Friday Oct 14, 2011

A Closer Look at Oracle Big Data Appliance

Oracle Openworld just flew by… a lot of things happened in the big data space of course and you can read a lot of articles, blogs and other interesting materials all over.

What I thought I’d do here is to go through the big data appliance in a little more detail so everyone understands what the make-up of the machine is, what software we are putting on the machine and how it integrates with the Exadata machines.

Now, if you are bored reading, you can actually see and hear Todd and me discuss all this stuff using this link. This should be fun if you have never been to Openworld, as the interview is recorded at the OTN Lounge in the Howard street tent.

Oracle Big Data Appliance

The machine details are as follows:

  • 18 Nodes – Sun Servers
  • 2 CPUs per node, each with 6 cores (216 cores total)
  • 12 Disks per node (432 TB raw disk total)
  • Redundant InfiniBand Switches with 10GigE connectivity

To scale the machines, simply add a rack to the original full rack via InfiniBand. By leveraging InfiniBand we generally remove the network bottlenecks in the machine and between the machines. We chose InfiniBand over the 10GigE connectivity because we do believe network capacity of 40Gb/sec is a valuable asset in a Hadoop cluster. We also think that using InfiniBand to connect the big data appliance to an Exadata machine will have a positive influence of the batch loads done into an Oracle system.


The software we are going to pre-install on the machine is:

  • Oracle Linux and Oracle Hotspot
  • Open-source distribution of Apache Hadoop
  • Oracle NoSQL Database Enterprise Edition (also available stand-alone)
  • Oracle Loader for Hadoop (also available stand-alone)
  • Open-source distribution of R (statistical package)
  • Oracle Data Integrator Application Adapter for Hadoop (also available stand-alone with ODI)

The goal of this software stack combined with the Sun hardware as an appliance is to create an enterprise class solution for Big Data that is:

  • Optimized and Complete - Everything you need to store and integrate your lower information density data
  • Integrated with Oracle Exadata - Analyze all your data
  • Easy to Deploy - Risk Free, Quick Installation and Setup
  • Single Vendor Support - Full Oracle support for the entire system and software set

As we get closer to the delivery date, you will see more detailed descriptions of the appliance, so stay tuned.

Thursday Sep 29, 2011

Added Session: Big Data Appliance

We added a new session to discuss Oracle Big Data Appliance. Here are the session details:

Oracle Big Data Appliance: Big Data for the Enterprise
Wednesday 10:15 AM
Marriott Marquis - Golden Gate C3 

Should be a fun session... see you all there!!

Monday Sep 19, 2011

Focus On: Big Data at Openworld

With Oracle Openworld rapidly approaching and many new things coming / being announced around big data at Openworld, I figured it is good to share some of the sessions that are interesting in the big data context.

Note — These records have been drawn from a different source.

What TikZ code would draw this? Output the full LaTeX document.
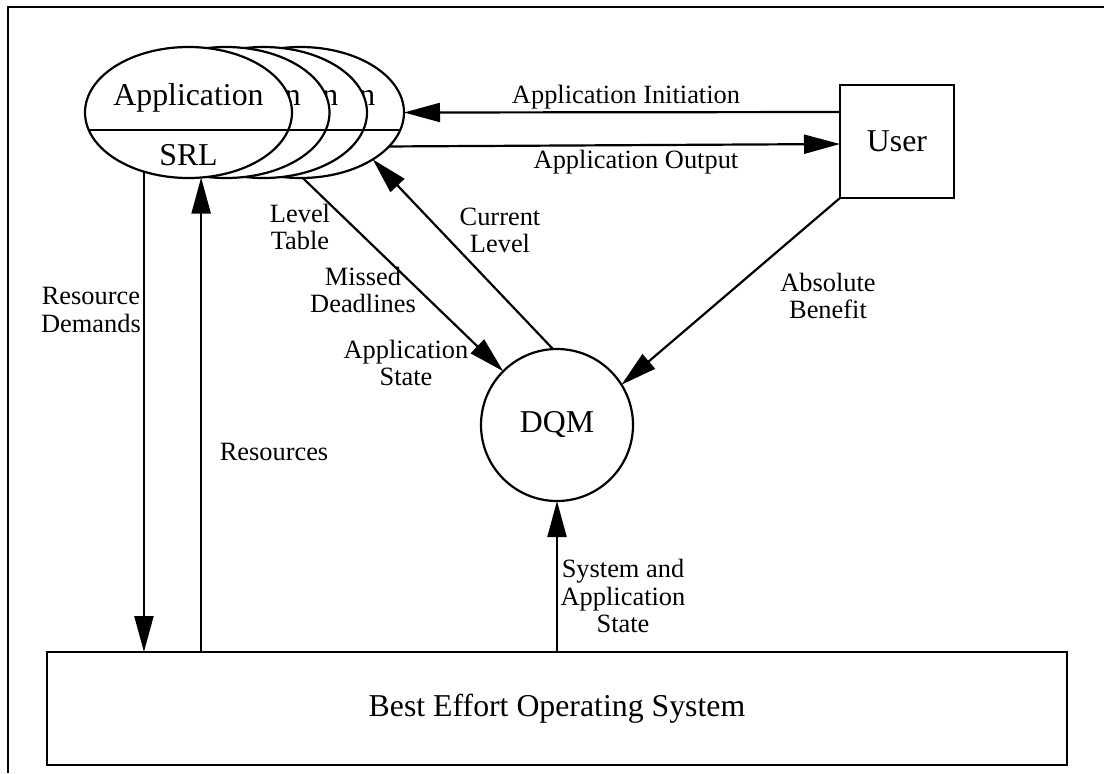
\documentclass[tikz,border=0pt]{standalone}
\usepackage{fontspec}
\setmainfont{Liberation Serif}
\usetikzlibrary{shapes.geometric,arrows.meta}
\begin{document}
\begin{tikzpicture}[x=0.5pt,y=-0.5pt,
  ln/.style={line width=1.1pt},
  arr/.style={ln,-{Triangle[length=18pt,width=9.5pt]}},
  appell/.style={ellipse,draw,ln,fill=white,minimum width=103.5pt,minimum height=65.5pt,inner sep=0pt,outer sep=0pt},
  boxnode/.style={rectangle,draw,ln,fill=white,inner sep=0pt,outer sep=0pt},
  big/.style={font=\fontsize{15.9}{19}\selectfont,inner sep=0pt},
  lbl/.style={font=\fontsize{13.2}{13.6}\selectfont,align=center,inner sep=0pt}]
\useasboundingbox (0,0) rectangle (1104,773);
% frame
\draw[line width=1.4pt] (1104,7) -- (8,7) -- (8,773);

% stacked application ellipses (back to front); only the last letter of the
% hidden titles shows
\node[appell] (app4) at (300.5,112.5) {};
\draw[ln] (app4.190.6) -- (app4.-10.6);
\node[big,anchor=base east] (app4t) at (375.6,105) {n};

\node[appell] (app3) at (263.5,112.5) {};
\draw[ln] (app3.190.6) -- (app3.-10.6);
\node[big,anchor=base east] (app3t) at (338.6,105) {n};

\node[appell] (app2) at (226,112.5) {};
\draw[ln] (app2.190.6) -- (app2.-10.6);
\node[big,anchor=base east] (app2t) at (301.1,105) {n};

\node[appell] (app1) at (188.5,112.5) {};
\draw[ln] (app1.190.6) -- (app1.-10.6);
\node[big,anchor=base] (app1t) at (188.5,105) {Application};
\node[big,anchor=base] (srl) at (188.5,165) {SRL};

% other nodes
\node[boxnode,minimum width=57pt,minimum height=56.5pt,big] (user) at (897,141.5) {User};
\node[circle,draw,ln,fill=white,minimum size=76pt,inner sep=0pt,outer sep=0pt,big] (dqm) at (557,425) {DQM};
\node[boxnode,minimum width=510pt,minimum height=56.5pt,big] (os) at (557,708.5) {Best Effort Operating System};

% connectors
\draw[arr] ([yshift=14.75pt]user.west) -- (app4.east);
\draw[arr] (app4.-21) -- ([yshift=-1.25pt]user.west);
\draw[arr] (dqm.93) -- (app4.-33);
\draw[arr] (app4.-88) -- (dqm.135);
\draw[arr] (user.south west) -- (dqm.32);
\draw[arr] (app1.233.8) -- (app1.233.8 |- os.north);
\draw[arr] (app1.-79 |- os.north) -- (app1.-79);
\draw[arr] (dqm.south |- os.north) -- (dqm.south);

% labels
\node[lbl] (l1) at (626,97) {Application Initiation};
\node[lbl] (l2) at (636,162) {Application Output};
\node[lbl] (l3) at (300,227) {Level\\Table};
\node[lbl] (l4) at (363,290) {Missed\\Deadlines};
\node[lbl] (l5) at (406,363) {Application\\State};
\node[lbl] (l6) at (500,230) {Current\\Level};
\node[lbl] (l7) at (828,296) {Absolute\\Benefit};
\node[lbl] (l8) at (91,310) {Resource\\Demands};
\node[lbl] (l9) at (274,452) {Resources};
\node[lbl] (l10) at (623,596) {System and\\Application\\State};
\end{tikzpicture}
\end{document}
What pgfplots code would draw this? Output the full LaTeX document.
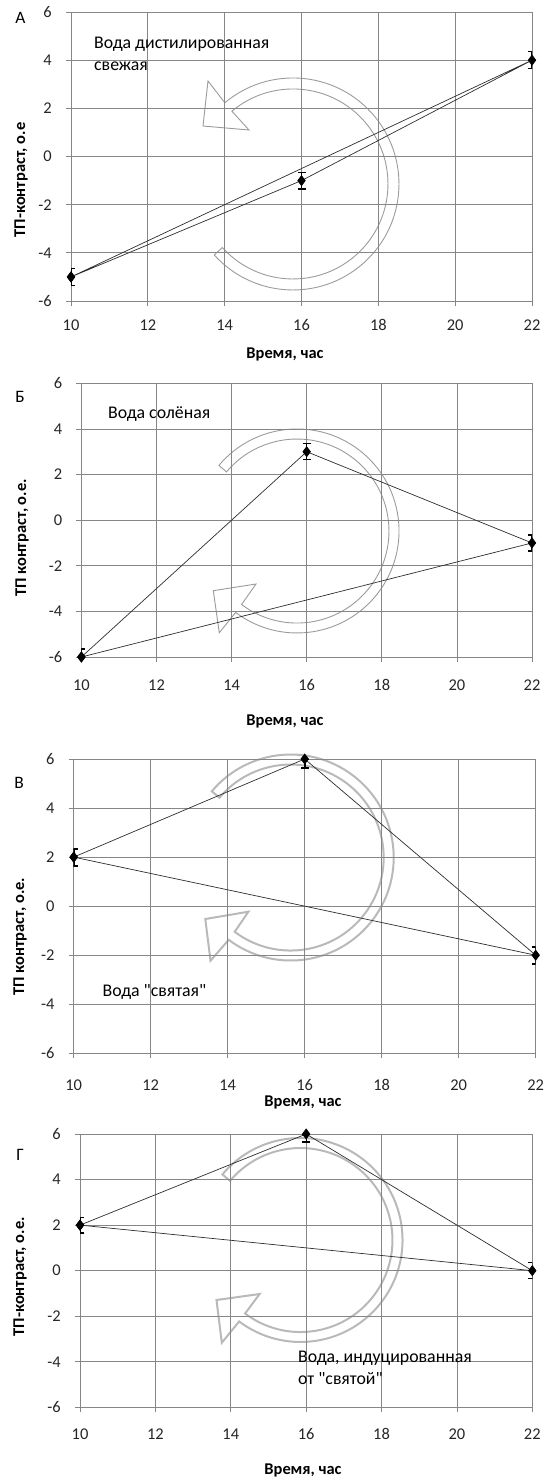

All big data related session can be found here: Focus on Big Data.

A couple of important highlights to set the scene:

  • Sunday 5.30pm: Openworld Welcome Keynote featuring some of the announcements
  • Monday 2.00pm: Extreme Data Management - Are you Ready? by Andy Mendelsohn - this one promises to be a very fun session mixing fun and technical content

With those session behind your belt, you are ready to dive into the details as listed in the Focus On document. And if you just want to look at the new machines, come visit us at the Engineered Systems Showcase in front of the key note hall or come look around the Big Data area in the database demogrounds section!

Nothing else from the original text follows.